Inositol, also known as vitamin B8, is a naturally occurring product found in a variety of foods. The body also produces its own inositol.
There are 9 different types of inositol. Myo-inositol can be found in cereals, corn, green vegetables and meat. It can also be taken as a supplement in powder or tablet form.
Myo-inositol plays a part in many of the body’s functions, one being sensitivity to insulin.
A few studies have found that taking this supplement during pregnancy had beneficial impacts on blood glucose levels.
A meta-analysis published on the Cochrane Database of Systematic Reviews of two studies (142 women) in Italy, reported that taking 4g myo-inositol daily, plus 400μg folic acid daily, was associated with a reduced change in maternal BMI and fasting blood sugar concentration compared with a placebo.

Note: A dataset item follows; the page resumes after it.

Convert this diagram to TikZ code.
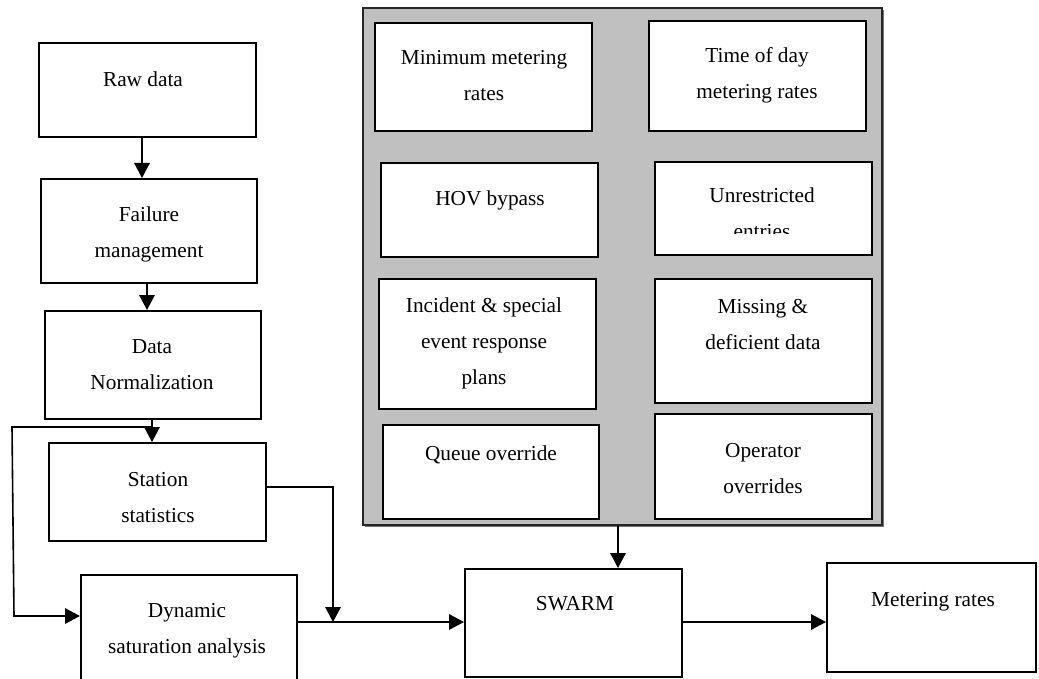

myo-Inositol safety in pregnancy
There have been many studies in the use of myo-inositol supplementation in pregnancy with studies showing that the supplementation of 2g twice daily may reduce the incidence of gestational diabetes and have some other beneficial outcomes, such as reduced rates of neonatal hypoglycaemia.
However, as these are still small studies, with the supplement still being in it’s trial stages, myo-inositol is not currently classed as safe for use in pregnancy.
You should always consult your diabetic medical professional team before introducing this supplement to discuss whether it would be suitable for you to take
Medication and insulin
High fasting levels are very common with gestational diabetes and are the hardest level to control.
By being prescribed medication and insulin to control your blood sugar levels, you should not feel you have failed (something we often see ladies saying in our Facebook support group). For many, it is the only way to achieve good fasting levels when all other methods above have been tried.
Medication or insulin may not work immediately
Many ladies are confused to see higher or even worse levels the morning after starting medication and/or insulin. Metformin and insulin cannot cause higher blood sugar levels. However, stress or concern over starting meds, alongside rapidly increasing insulin resistance may mean it takes a little while, or increased doses before the benefit is seen.
Medication such as Metformin, can take a while to build up in your system before you see an improvement in blood sugar levels and doses may need to be increased before sufficient impact is made.
Slow release insulin will start working immediately (releasing slowly through the night and up-to 24hrs from the time of injecting), BUT it may take a while to get the dose right and doses may need continually increased until the benefit is seen on a daily basis.
Bedtime snacks used alongside medication/insulin have helped many ladies keep doses lower for longer and so you may want to try snacking even if you are being medicated for fasting levels.
Why are fasting levels important?
Fasting levels give an indicator of our baseline blood sugar levels. This shows an picture of what our levels are returning to when they are not complicated by the foods we are eating.
Some may struggle with fasting levels, yet post meal levels stay well controlled and vice versa. For others that are more insulin resistant, they may struggle with both fasting and post meal levels.
Both high fasting and high post meal levels should be lowered and controlled to help minimise complications caused by gestational diabetes.
A 2002 publication from Diabetes Care comparing 28 studies found that elevated fasting levels during pregnancy was the most common risk factor associated with future risk of type 2 diabetes:
Cumulative incidence of type 2 diabetes increased markedly in the first 5 years after delivery and appeared to plateau after 10 years. An elevated fasting glucose level during pregnancy was the risk factor most commonly associated with future risk of type 2 diabetes.